In a way they’ve challenged the supremacy of the album, I suppose, though it’s also true that these great songs might have gained more attention as as part of a sparkling ‘next big thing’ debut album (the likes of which they’ll no doubt have next year). But all conjecture is irrelevant. What we have are some truly special releases…this new one as much as the others, or possibly even more so.
These three pop/rock songs have genuine depth to them, starting with the title track, “Your Biggest Fan.” Different sections of that song give such different impressions. The chorus makes me imagine it as a ‘60s radio single, everyone in the country nodding along in their convertibles as it plays on the radio. But there’s also a narrative here; the ”...and she says” part, underscored by piano alone, makes me briefly imagine this as part of a Voxtrot rock opera. Then there’s the part about hate in this world, and those lyrics “we’re pretending now we’re going fifty thousand strong / this one’s a dream so shut your mouth and sing along” which gives a momentary communal vibe. And there’s a songwriting process self-critique following, and at the end a revealing section where the narrator explains that the moment he saw the object of his affection looking tender is the moment she fell in his estimation. All of this is in a solidly crafted song (which sounds nowhere as eclectic as my description might make you imagine), within the classic indie-pop foundation where Voxtrot’s music starts (The Smiths, Belle and Sebastian, etc.).

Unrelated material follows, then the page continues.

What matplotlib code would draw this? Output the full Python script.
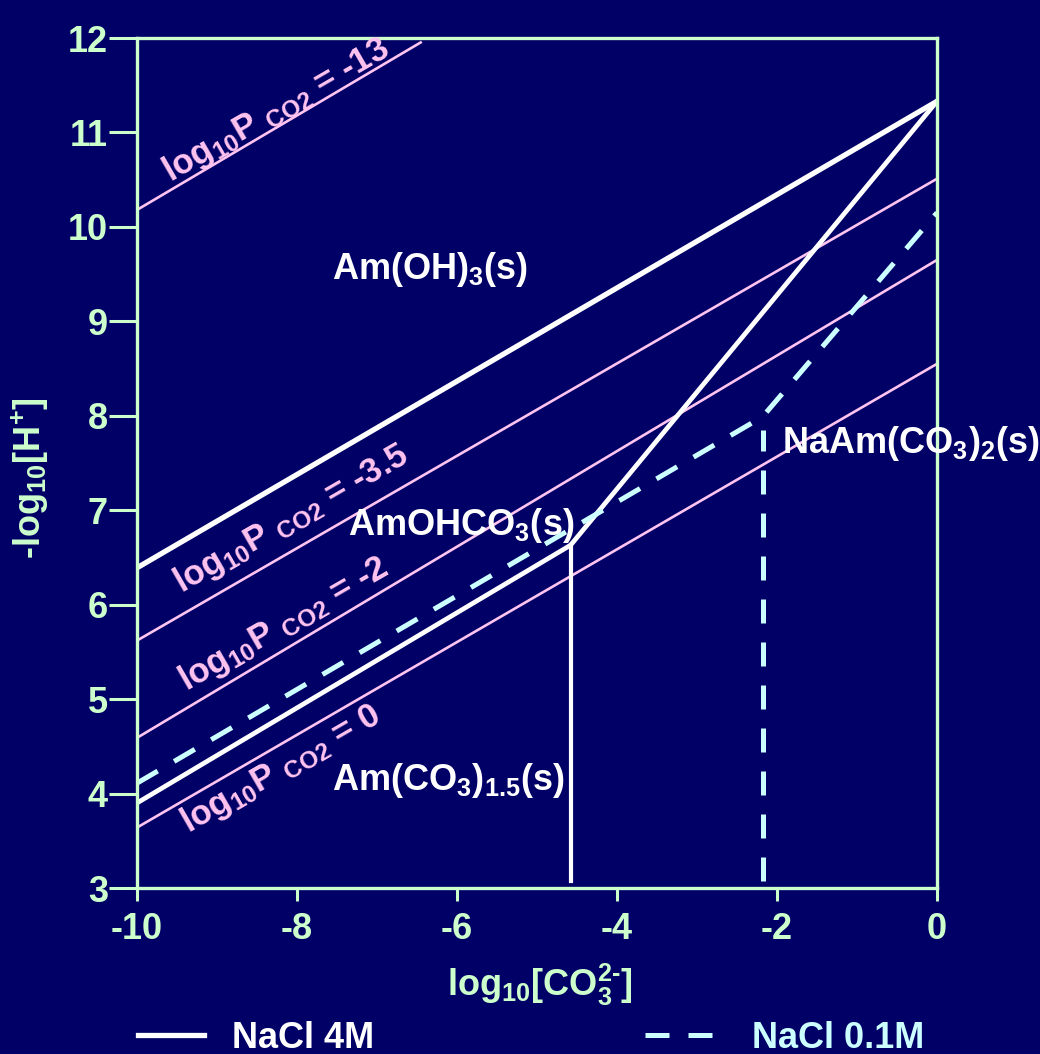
import matplotlib
matplotlib.use("Agg")
import matplotlib.pyplot as plt

# colours taken from the slide
bg = '#000066'
green = '#ccffcc'
pink = '#ffc4f0'
cyan = '#ccffff'

plt.rcParams['font.family'] = ['Liberation Sans', 'DejaVu Sans']
plt.rcParams['font.weight'] = 'bold'
plt.rcParams['mathtext.fontset'] = 'custom'
plt.rcParams['mathtext.rm'] = 'Liberation Sans:bold'
plt.rcParams['mathtext.it'] = 'Liberation Sans:bold'
plt.rcParams['mathtext.bf'] = 'Liberation Sans:bold'
plt.rcParams['axes.unicode_minus'] = False

# log10 P(CO2) isobars
pco2_labels = ['-13', '-3.5', '-2', '0']
pco2_x = [[-10, -6.44], [-10, 0], [-10, 0], [-10, 0]]
pco2_y = [[10.18, 11.96], [5.62, 10.51], [4.59, 9.65], [3.64, 8.55]]
pco2_label_x = [-9.58, -9.45, -9.38, -9.36]
pco2_label_y = [10.47, 6.12, 5.08, 3.58]

# NaCl 4M boundaries (solid)
nacl4_upper_x = [-10, 0]
nacl4_upper_y = [6.39, 11.33]
nacl4_lower_x = [-10, -4.58, 0]
nacl4_lower_y = [3.90, 6.63, 11.33]
nacl4_vert_x = [-4.58, -4.58]
nacl4_vert_y = [3.07, 6.63]

# NaCl 0.1M boundaries (dashed)
nacl01_x = [-10, -2.18, 0]
nacl01_y = [4.11, 7.99, 10.15]
nacl01_vert_x = [-2.18, -2.18]
nacl01_vert_y = [3.07, 7.85]

# phase labels
phase_names = [r'Am(OH)$_3$(s)', r'AmOHCO$_3$(s)', r'Am(CO$_3$)$_{1.5}$(s)', r'NaAm(CO$_3$)$_2$(s)']
phase_x = [-7.56, -7.36, -7.56, -1.94]
phase_y = [9.45, 6.74, 4.04, 7.61]

fig = plt.figure(figsize=(10.4, 10.54), dpi=100, facecolor=bg)
ax = fig.add_axes([137 / 1040, 166 / 1054, 800 / 1040, 850 / 1054])
ax.set_facecolor(bg)

for xs, ys in zip(pco2_x, pco2_y):
    ax.plot(xs, ys, color=pink, lw=1.9, solid_capstyle='butt')

ax.plot(nacl4_upper_x, nacl4_upper_y, color='white', lw=3.8)
ax.plot(nacl4_lower_x, nacl4_lower_y, color='white', lw=3.4)
ax.plot(nacl4_vert_x, nacl4_vert_y, color='white', lw=3.0)
ax.plot(nacl01_x, nacl01_y, color=cyan, lw=3.6, ls=(0, (4.8, 3.8)))
ax.plot(nacl01_vert_x, nacl01_vert_y, color=cyan, lw=3.6, ls=(0, (4.8, 3.8)))

# legend handles
solid_h, = ax.plot([], [], color='white', lw=3.8)
dash_h, = ax.plot([], [], color=cyan, lw=3.6, ls=(0, (4.8, 3.8)))

for lab, lx, ly in zip(pco2_labels, pco2_label_x, pco2_label_y):
    ax.text(lx, ly, r'log$_{10}$P $_{\mathrm{CO2}}$ = ' + lab, color=pink,
            fontsize=25, rotation=30, rotation_mode='anchor',
            ha='left', va='baseline')

for name, px, py in zip(phase_names, phase_x, phase_y):
    ax.text(px, py, name, color='white', fontsize=26, ha='left',
            va='baseline', clip_on=False)

ax.set_xlim(-10, 0)
ax.set_ylim(3, 12)
ax.set_xticks(range(-10, 1, 2))
ax.set_yticks(range(3, 13))
ax.tick_params(axis='y', length=20, width=2.2, color=green, pad=1,
               labelsize=26, labelcolor=green)
ax.tick_params(axis='x', length=9, width=2.2, color=green, pad=8,
               labelsize=26, labelcolor=green)
for sp in ax.spines.values():
    sp.set_color(green)
    sp.set_linewidth(2.4)

fig.text(30 / 1040, 1 - 478 / 1054, r'-log$_{10}$[H$^{+}$]', color=green,
         fontsize=26, rotation=90, ha='center', va='center')
fig.text(540 / 1040, 1 - 985 / 1054, 'log$_{10}$[CO$_3^{2\u2010}$]',
         color=green, fontsize=26, ha='center', va='center')

leg1 = ax.legend([solid_h], ['NaCl 4M'], loc='center left',
                 bbox_to_anchor=(138 / 1040, 1 - 1038 / 1054),
                 bbox_transform=fig.transFigure, frameon=False,
                 fontsize=26, handlelength=1.83, handletextpad=0.78,
                 borderpad=0, borderaxespad=0, labelcolor='linecolor')
ax.add_artist(leg1)
ax.legend([dash_h], ['NaCl 0.1M'], loc='center left',
          bbox_to_anchor=(645 / 1040, 1 - 1038 / 1054),
          bbox_transform=fig.transFigure, frameon=False,
          fontsize=26, handlelength=1.86, handletextpad=1.1,
          borderpad=0, borderaxespad=0, labelcolor='linecolor')

fig.savefig('out.png', dpi=100, facecolor=bg)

The second track “Trouble” is absolutely, without-question, just as exciting and good—just as smooth and at the same time complicated. It builds with such a gorgeous melody, and great guitar-piano interplay, as lead singer RAMESH SRIVASTAVA starts singing about discovering a favorite musician was a junkie. There’s a bitterness to the song that’s vague enough to be enticing, and a caring just as vague, and enticing. A beautiful bridge finds his voice over strings (TOSCA STRING QUARTET), striking an ominous, yet vulnerable tone, and then rocks it up, sliding back into the main melody with a sincere punch.
“Sway”, the final song, places strings from the same musicians more upfront, within one of the more relaxed Voxtrot songs yet, a languid ballad that furthers both the questioning spirit and shadowy tone of the other two songs. “Marriage and love and divorce we don’t understand,” he memorably sings while addressing a potential lover about freedom, choices, life paths… It’s dark and lovely, the perfect ending to another unforgettable, play-to-death-able recording from a band with greatness ahead of them at every step, no doubt. At this point, they already seem a band worthy of endless adoration, devotion, obsession.